Goal of the exercise:
Restate all the material verbatim, except for the pictures.

Given data:
--*--

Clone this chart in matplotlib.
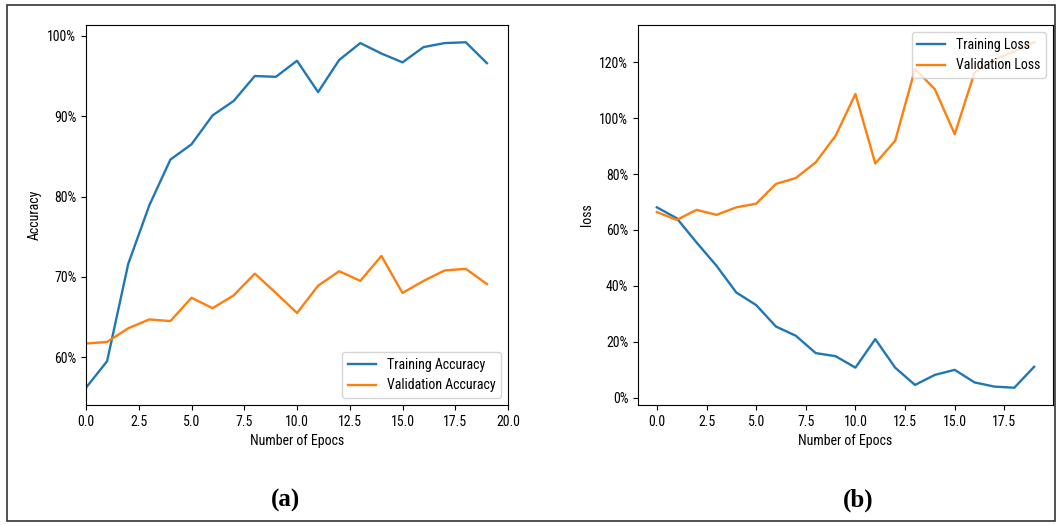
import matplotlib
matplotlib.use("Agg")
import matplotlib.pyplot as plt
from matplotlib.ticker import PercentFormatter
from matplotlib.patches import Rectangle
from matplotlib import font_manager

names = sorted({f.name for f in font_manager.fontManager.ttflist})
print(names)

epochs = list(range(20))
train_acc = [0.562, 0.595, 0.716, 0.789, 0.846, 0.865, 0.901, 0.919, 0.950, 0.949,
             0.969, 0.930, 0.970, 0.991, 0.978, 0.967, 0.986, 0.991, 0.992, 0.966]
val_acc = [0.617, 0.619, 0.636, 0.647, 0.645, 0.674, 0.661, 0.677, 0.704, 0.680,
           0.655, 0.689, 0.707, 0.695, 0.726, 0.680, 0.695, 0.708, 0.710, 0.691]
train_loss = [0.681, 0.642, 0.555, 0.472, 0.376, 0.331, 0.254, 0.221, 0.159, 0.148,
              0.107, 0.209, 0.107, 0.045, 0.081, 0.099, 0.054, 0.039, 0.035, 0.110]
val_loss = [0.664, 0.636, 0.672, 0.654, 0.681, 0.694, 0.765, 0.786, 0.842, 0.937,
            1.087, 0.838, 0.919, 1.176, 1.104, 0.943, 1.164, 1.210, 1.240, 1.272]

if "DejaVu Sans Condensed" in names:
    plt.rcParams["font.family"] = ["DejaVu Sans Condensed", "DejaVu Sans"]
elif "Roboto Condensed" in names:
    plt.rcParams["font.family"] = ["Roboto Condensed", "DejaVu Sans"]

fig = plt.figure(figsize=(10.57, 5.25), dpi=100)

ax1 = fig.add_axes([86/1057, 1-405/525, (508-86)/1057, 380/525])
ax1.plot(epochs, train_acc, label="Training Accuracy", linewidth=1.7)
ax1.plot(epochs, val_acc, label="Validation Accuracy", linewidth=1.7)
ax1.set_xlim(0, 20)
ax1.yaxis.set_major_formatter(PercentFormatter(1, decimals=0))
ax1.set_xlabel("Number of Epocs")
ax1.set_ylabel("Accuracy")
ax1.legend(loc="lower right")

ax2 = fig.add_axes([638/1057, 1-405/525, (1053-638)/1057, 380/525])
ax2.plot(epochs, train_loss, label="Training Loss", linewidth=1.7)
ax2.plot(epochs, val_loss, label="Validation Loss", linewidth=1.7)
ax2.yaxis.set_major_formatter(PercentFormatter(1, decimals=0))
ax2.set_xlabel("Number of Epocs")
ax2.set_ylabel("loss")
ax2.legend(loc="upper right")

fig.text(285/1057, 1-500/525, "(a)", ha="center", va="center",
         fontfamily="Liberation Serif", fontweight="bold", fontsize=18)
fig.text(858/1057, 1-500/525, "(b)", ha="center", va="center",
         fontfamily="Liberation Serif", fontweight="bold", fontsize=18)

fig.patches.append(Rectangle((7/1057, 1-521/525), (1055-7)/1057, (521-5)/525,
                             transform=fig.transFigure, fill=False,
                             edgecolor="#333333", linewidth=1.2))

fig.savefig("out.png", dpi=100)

--*--

Solution to the problem:
Clone this chart in matplotlib.
import matplotlib
matplotlib.use("Agg")
import matplotlib.pyplot as plt
from matplotlib.ticker import PercentFormatter
from matplotlib.patches import Rectangle
from matplotlib import font_manager

names = sorted({f.name for f in font_manager.fontManager.ttflist})
print(names)

epochs = list(range(20))
train_acc = [0.562, 0.595, 0.716, 0.789, 0.846, 0.865, 0.901, 0.919, 0.950, 0.949,
             0.969, 0.930, 0.970, 0.991, 0.978, 0.967, 0.986, 0.991, 0.992, 0.966]
val_acc = [0.617, 0.619, 0.636, 0.647, 0.645, 0.674, 0.661, 0.677, 0.704, 0.680,
           0.655, 0.689, 0.707, 0.695, 0.726, 0.680, 0.695, 0.708, 0.710, 0.691]
train_loss = [0.681, 0.642, 0.555, 0.472, 0.376, 0.331, 0.254, 0.221, 0.159, 0.148,
              0.107, 0.209, 0.107, 0.045, 0.081, 0.099, 0.054, 0.039, 0.035, 0.110]
val_loss = [0.664, 0.636, 0.672, 0.654, 0.681, 0.694, 0.765, 0.786, 0.842, 0.937,
            1.087, 0.838, 0.919, 1.176, 1.104, 0.943, 1.164, 1.210, 1.240, 1.272]

if "DejaVu Sans Condensed" in names:
    plt.rcParams["font.family"] = ["DejaVu Sans Condensed", "DejaVu Sans"]
elif "Roboto Condensed" in names:
    plt.rcParams["font.family"] = ["Roboto Condensed", "DejaVu Sans"]

fig = plt.figure(figsize=(10.57, 5.25), dpi=100)

ax1 = fig.add_axes([86/1057, 1-405/525, (508-86)/1057, 380/525])
ax1.plot(epochs, train_acc, label="Training Accuracy", linewidth=1.7)
ax1.plot(epochs, val_acc, label="Validation Accuracy", linewidth=1.7)
ax1.set_xlim(0, 20)
ax1.yaxis.set_major_formatter(PercentFormatter(1, decimals=0))
ax1.set_xlabel("Number of Epocs")
ax1.set_ylabel("Accuracy")
ax1.legend(loc="lower right")

ax2 = fig.add_axes([638/1057, 1-405/525, (1053-638)/1057, 380/525])
ax2.plot(epochs, train_loss, label="Training Loss", linewidth=1.7)
ax2.plot(epochs, val_loss, label="Validation Loss", linewidth=1.7)
ax2.yaxis.set_major_formatter(PercentFormatter(1, decimals=0))
ax2.set_xlabel("Number of Epocs")
ax2.set_ylabel("loss")
ax2.legend(loc="upper right")

fig.text(285/1057, 1-500/525, "(a)", ha="center", va="center",
         fontfamily="Liberation Serif", fontweight="bold", fontsize=18)
fig.text(858/1057, 1-500/525, "(b)", ha="center", va="center",
         fontfamily="Liberation Serif", fontweight="bold", fontsize=18)

fig.patches.append(Rectangle((7/1057, 1-521/525), (1055-7)/1057, (521-5)/525,
                             transform=fig.transFigure, fill=False,
                             edgecolor="#333333", linewidth=1.2))

fig.savefig("out.png", dpi=100)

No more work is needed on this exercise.